> _TASK DETAILS_:
Take the records underneath and set them down exactly.

(Records with drawing code)
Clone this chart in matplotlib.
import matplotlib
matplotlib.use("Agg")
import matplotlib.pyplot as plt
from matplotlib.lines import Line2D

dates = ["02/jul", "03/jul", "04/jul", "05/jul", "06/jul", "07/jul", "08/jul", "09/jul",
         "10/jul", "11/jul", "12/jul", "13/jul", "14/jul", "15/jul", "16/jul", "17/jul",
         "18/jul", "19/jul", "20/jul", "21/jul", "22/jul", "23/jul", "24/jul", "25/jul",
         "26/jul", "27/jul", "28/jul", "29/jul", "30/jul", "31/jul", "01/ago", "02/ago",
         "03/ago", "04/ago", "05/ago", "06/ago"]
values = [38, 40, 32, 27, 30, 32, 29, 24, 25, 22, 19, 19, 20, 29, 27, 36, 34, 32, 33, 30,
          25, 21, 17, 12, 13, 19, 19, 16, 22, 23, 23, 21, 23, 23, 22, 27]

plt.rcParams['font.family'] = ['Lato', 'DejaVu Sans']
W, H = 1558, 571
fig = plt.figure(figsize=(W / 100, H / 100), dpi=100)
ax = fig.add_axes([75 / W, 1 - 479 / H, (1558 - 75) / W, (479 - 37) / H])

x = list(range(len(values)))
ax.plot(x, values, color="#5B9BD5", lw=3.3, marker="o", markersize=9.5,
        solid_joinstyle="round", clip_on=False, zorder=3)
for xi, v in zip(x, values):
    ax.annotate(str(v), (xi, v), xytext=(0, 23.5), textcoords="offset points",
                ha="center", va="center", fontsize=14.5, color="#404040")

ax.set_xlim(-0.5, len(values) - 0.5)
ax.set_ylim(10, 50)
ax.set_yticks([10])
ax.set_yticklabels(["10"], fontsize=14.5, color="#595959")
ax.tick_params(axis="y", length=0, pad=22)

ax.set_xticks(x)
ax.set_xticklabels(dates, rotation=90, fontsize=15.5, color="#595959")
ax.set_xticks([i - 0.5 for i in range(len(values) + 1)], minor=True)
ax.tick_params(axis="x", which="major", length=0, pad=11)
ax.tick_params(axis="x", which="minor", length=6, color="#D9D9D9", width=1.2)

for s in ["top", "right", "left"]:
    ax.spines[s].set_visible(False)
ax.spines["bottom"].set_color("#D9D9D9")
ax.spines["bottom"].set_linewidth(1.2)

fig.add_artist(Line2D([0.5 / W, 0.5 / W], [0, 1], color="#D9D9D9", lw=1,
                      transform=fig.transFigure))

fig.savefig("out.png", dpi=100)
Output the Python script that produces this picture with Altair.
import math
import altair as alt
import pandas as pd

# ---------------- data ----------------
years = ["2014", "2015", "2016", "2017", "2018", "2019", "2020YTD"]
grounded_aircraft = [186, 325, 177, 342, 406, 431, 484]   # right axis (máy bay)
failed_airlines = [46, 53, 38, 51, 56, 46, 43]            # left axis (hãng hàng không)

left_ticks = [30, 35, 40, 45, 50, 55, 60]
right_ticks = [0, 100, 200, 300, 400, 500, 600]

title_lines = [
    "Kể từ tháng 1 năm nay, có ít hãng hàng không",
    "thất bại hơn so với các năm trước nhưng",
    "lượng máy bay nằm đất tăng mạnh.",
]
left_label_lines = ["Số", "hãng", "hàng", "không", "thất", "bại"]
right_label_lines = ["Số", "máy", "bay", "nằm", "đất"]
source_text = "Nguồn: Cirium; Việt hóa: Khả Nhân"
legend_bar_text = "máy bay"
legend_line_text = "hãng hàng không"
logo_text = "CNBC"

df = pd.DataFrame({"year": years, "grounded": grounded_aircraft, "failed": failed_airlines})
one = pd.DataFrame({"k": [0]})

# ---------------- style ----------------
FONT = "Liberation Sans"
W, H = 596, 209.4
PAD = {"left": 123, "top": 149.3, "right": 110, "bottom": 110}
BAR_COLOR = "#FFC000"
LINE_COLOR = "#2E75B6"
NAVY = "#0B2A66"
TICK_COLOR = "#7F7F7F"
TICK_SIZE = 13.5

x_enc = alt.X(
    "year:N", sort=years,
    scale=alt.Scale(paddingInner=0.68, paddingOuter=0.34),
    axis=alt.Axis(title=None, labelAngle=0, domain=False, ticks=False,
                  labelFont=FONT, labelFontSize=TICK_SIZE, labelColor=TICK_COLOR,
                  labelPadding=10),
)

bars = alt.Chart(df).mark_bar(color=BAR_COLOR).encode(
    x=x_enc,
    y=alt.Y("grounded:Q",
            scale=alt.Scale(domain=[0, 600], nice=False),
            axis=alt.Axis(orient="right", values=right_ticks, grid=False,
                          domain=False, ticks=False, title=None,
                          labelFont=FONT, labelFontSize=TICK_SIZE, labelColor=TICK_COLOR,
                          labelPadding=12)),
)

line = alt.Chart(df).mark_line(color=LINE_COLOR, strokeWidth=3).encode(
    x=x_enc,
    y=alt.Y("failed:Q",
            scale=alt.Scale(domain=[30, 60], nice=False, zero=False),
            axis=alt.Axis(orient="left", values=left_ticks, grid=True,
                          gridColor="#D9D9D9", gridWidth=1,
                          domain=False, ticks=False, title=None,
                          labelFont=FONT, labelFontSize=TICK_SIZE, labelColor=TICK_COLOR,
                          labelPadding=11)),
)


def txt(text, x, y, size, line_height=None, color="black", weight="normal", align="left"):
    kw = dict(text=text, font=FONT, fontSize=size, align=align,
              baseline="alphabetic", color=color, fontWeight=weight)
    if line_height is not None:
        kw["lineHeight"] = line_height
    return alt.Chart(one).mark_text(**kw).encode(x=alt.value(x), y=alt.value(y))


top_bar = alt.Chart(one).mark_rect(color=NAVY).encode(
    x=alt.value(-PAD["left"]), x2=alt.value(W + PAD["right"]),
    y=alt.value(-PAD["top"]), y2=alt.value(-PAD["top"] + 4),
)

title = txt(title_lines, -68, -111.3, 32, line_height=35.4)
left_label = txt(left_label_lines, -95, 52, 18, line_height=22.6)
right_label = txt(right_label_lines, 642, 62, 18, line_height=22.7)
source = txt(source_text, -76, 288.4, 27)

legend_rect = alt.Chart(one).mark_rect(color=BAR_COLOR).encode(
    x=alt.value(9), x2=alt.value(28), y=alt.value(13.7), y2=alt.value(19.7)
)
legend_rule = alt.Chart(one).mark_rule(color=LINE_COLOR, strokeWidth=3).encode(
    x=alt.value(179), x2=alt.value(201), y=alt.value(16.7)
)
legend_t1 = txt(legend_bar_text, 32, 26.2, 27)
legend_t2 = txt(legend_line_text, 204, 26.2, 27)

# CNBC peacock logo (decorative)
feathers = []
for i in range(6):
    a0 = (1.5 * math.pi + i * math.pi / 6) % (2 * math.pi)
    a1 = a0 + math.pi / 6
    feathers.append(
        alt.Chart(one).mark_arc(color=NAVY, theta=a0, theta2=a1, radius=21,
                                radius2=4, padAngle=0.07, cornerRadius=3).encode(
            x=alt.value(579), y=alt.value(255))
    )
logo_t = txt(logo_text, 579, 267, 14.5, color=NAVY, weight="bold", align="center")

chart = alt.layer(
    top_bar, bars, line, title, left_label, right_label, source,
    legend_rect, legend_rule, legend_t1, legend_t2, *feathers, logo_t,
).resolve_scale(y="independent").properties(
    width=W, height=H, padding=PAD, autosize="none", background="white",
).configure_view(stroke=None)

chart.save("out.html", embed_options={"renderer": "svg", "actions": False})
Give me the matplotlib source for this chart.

> _FULL ANSWER_:
Clone this chart in matplotlib.
import matplotlib
matplotlib.use("Agg")
import matplotlib.pyplot as plt
from matplotlib.lines import Line2D

dates = ["02/jul", "03/jul", "04/jul", "05/jul", "06/jul", "07/jul", "08/jul", "09/jul",
         "10/jul", "11/jul", "12/jul", "13/jul", "14/jul", "15/jul", "16/jul", "17/jul",
         "18/jul", "19/jul", "20/jul", "21/jul", "22/jul", "23/jul", "24/jul", "25/jul",
         "26/jul", "27/jul", "28/jul", "29/jul", "30/jul", "31/jul", "01/ago", "02/ago",
         "03/ago", "04/ago", "05/ago", "06/ago"]
values = [38, 40, 32, 27, 30, 32, 29, 24, 25, 22, 19, 19, 20, 29, 27, 36, 34, 32, 33, 30,
          25, 21, 17, 12, 13, 19, 19, 16, 22, 23, 23, 21, 23, 23, 22, 27]

plt.rcParams['font.family'] = ['Lato', 'DejaVu Sans']
W, H = 1558, 571
fig = plt.figure(figsize=(W / 100, H / 100), dpi=100)
ax = fig.add_axes([75 / W, 1 - 479 / H, (1558 - 75) / W, (479 - 37) / H])

x = list(range(len(values)))
ax.plot(x, values, color="#5B9BD5", lw=3.3, marker="o", markersize=9.5,
        solid_joinstyle="round", clip_on=False, zorder=3)
for xi, v in zip(x, values):
    ax.annotate(str(v), (xi, v), xytext=(0, 23.5), textcoords="offset points",
                ha="center", va="center", fontsize=14.5, color="#404040")

ax.set_xlim(-0.5, len(values) - 0.5)
ax.set_ylim(10, 50)
ax.set_yticks([10])
ax.set_yticklabels(["10"], fontsize=14.5, color="#595959")
ax.tick_params(axis="y", length=0, pad=22)

ax.set_xticks(x)
ax.set_xticklabels(dates, rotation=90, fontsize=15.5, color="#595959")
ax.set_xticks([i - 0.5 for i in range(len(values) + 1)], minor=True)
ax.tick_params(axis="x", which="major", length=0, pad=11)
ax.tick_params(axis="x", which="minor", length=6, color="#D9D9D9", width=1.2)

for s in ["top", "right", "left"]:
    ax.spines[s].set_visible(False)
ax.spines["bottom"].set_color("#D9D9D9")
ax.spines["bottom"].set_linewidth(1.2)

fig.add_artist(Line2D([0.5 / W, 0.5 / W], [0, 1], color="#D9D9D9", lw=1,
                      transform=fig.transFigure))

fig.savefig("out.png", dpi=100)
Output the Python script that produces this picture with Altair.
import math
import altair as alt
import pandas as pd

# ---------------- data ----------------
years = ["2014", "2015", "2016", "2017", "2018", "2019", "2020YTD"]
grounded_aircraft = [186, 325, 177, 342, 406, 431, 484]   # right axis (máy bay)
failed_airlines = [46, 53, 38, 51, 56, 46, 43]            # left axis (hãng hàng không)

left_ticks = [30, 35, 40, 45, 50, 55, 60]
right_ticks = [0, 100, 200, 300, 400, 500, 600]

title_lines = [
    "Kể từ tháng 1 năm nay, có ít hãng hàng không",
    "thất bại hơn so với các năm trước nhưng",
    "lượng máy bay nằm đất tăng mạnh.",
]
left_label_lines = ["Số", "hãng", "hàng", "không", "thất", "bại"]
right_label_lines = ["Số", "máy", "bay", "nằm", "đất"]
source_text = "Nguồn: Cirium; Việt hóa: Khả Nhân"
legend_bar_text = "máy bay"
legend_line_text = "hãng hàng không"
logo_text = "CNBC"

df = pd.DataFrame({"year": years, "grounded": grounded_aircraft, "failed": failed_airlines})
one = pd.DataFrame({"k": [0]})

# ---------------- style ----------------
FONT = "Liberation Sans"
W, H = 596, 209.4
PAD = {"left": 123, "top": 149.3, "right": 110, "bottom": 110}
BAR_COLOR = "#FFC000"
LINE_COLOR = "#2E75B6"
NAVY = "#0B2A66"
TICK_COLOR = "#7F7F7F"
TICK_SIZE = 13.5

x_enc = alt.X(
    "year:N", sort=years,
    scale=alt.Scale(paddingInner=0.68, paddingOuter=0.34),
    axis=alt.Axis(title=None, labelAngle=0, domain=False, ticks=False,
                  labelFont=FONT, labelFontSize=TICK_SIZE, labelColor=TICK_COLOR,
                  labelPadding=10),
)

bars = alt.Chart(df).mark_bar(color=BAR_COLOR).encode(
    x=x_enc,
    y=alt.Y("grounded:Q",
            scale=alt.Scale(domain=[0, 600], nice=False),
            axis=alt.Axis(orient="right", values=right_ticks, grid=False,
                          domain=False, ticks=False, title=None,
                          labelFont=FONT, labelFontSize=TICK_SIZE, labelColor=TICK_COLOR,
                          labelPadding=12)),
)

line = alt.Chart(df).mark_line(color=LINE_COLOR, strokeWidth=3).encode(
    x=x_enc,
    y=alt.Y("failed:Q",
            scale=alt.Scale(domain=[30, 60], nice=False, zero=False),
            axis=alt.Axis(orient="left", values=left_ticks, grid=True,
                          gridColor="#D9D9D9", gridWidth=1,
                          domain=False, ticks=False, title=None,
                          labelFont=FONT, labelFontSize=TICK_SIZE, labelColor=TICK_COLOR,
                          labelPadding=11)),
)


def txt(text, x, y, size, line_height=None, color="black", weight="normal", align="left"):
    kw = dict(text=text, font=FONT, fontSize=size, align=align,
              baseline="alphabetic", color=color, fontWeight=weight)
    if line_height is not None:
        kw["lineHeight"] = line_height
    return alt.Chart(one).mark_text(**kw).encode(x=alt.value(x), y=alt.value(y))


top_bar = alt.Chart(one).mark_rect(color=NAVY).encode(
    x=alt.value(-PAD["left"]), x2=alt.value(W + PAD["right"]),
    y=alt.value(-PAD["top"]), y2=alt.value(-PAD["top"] + 4),
)

title = txt(title_lines, -68, -111.3, 32, line_height=35.4)
left_label = txt(left_label_lines, -95, 52, 18, line_height=22.6)
right_label = txt(right_label_lines, 642, 62, 18, line_height=22.7)
source = txt(source_text, -76, 288.4, 27)

legend_rect = alt.Chart(one).mark_rect(color=BAR_COLOR).encode(
    x=alt.value(9), x2=alt.value(28), y=alt.value(13.7), y2=alt.value(19.7)
)
legend_rule = alt.Chart(one).mark_rule(color=LINE_COLOR, strokeWidth=3).encode(
    x=alt.value(179), x2=alt.value(201), y=alt.value(16.7)
)
legend_t1 = txt(legend_bar_text, 32, 26.2, 27)
legend_t2 = txt(legend_line_text, 204, 26.2, 27)

# CNBC peacock logo (decorative)
feathers = []
for i in range(6):
    a0 = (1.5 * math.pi + i * math.pi / 6) % (2 * math.pi)
    a1 = a0 + math.pi / 6
    feathers.append(
        alt.Chart(one).mark_arc(color=NAVY, theta=a0, theta2=a1, radius=21,
                                radius2=4, padAngle=0.07, cornerRadius=3).encode(
            x=alt.value(579), y=alt.value(255))
    )
logo_t = txt(logo_text, 579, 267, 14.5, color=NAVY, weight="bold", align="center")

chart = alt.layer(
    top_bar, bars, line, title, left_label, right_label, source,
    legend_rect, legend_rule, legend_t1, legend_t2, *feathers, logo_t,
).resolve_scale(y="independent").properties(
    width=W, height=H, padding=PAD, autosize="none", background="white",
).configure_view(stroke=None)

chart.save("out.html", embed_options={"renderer": "svg", "actions": False})
Give me the matplotlib source for this chart.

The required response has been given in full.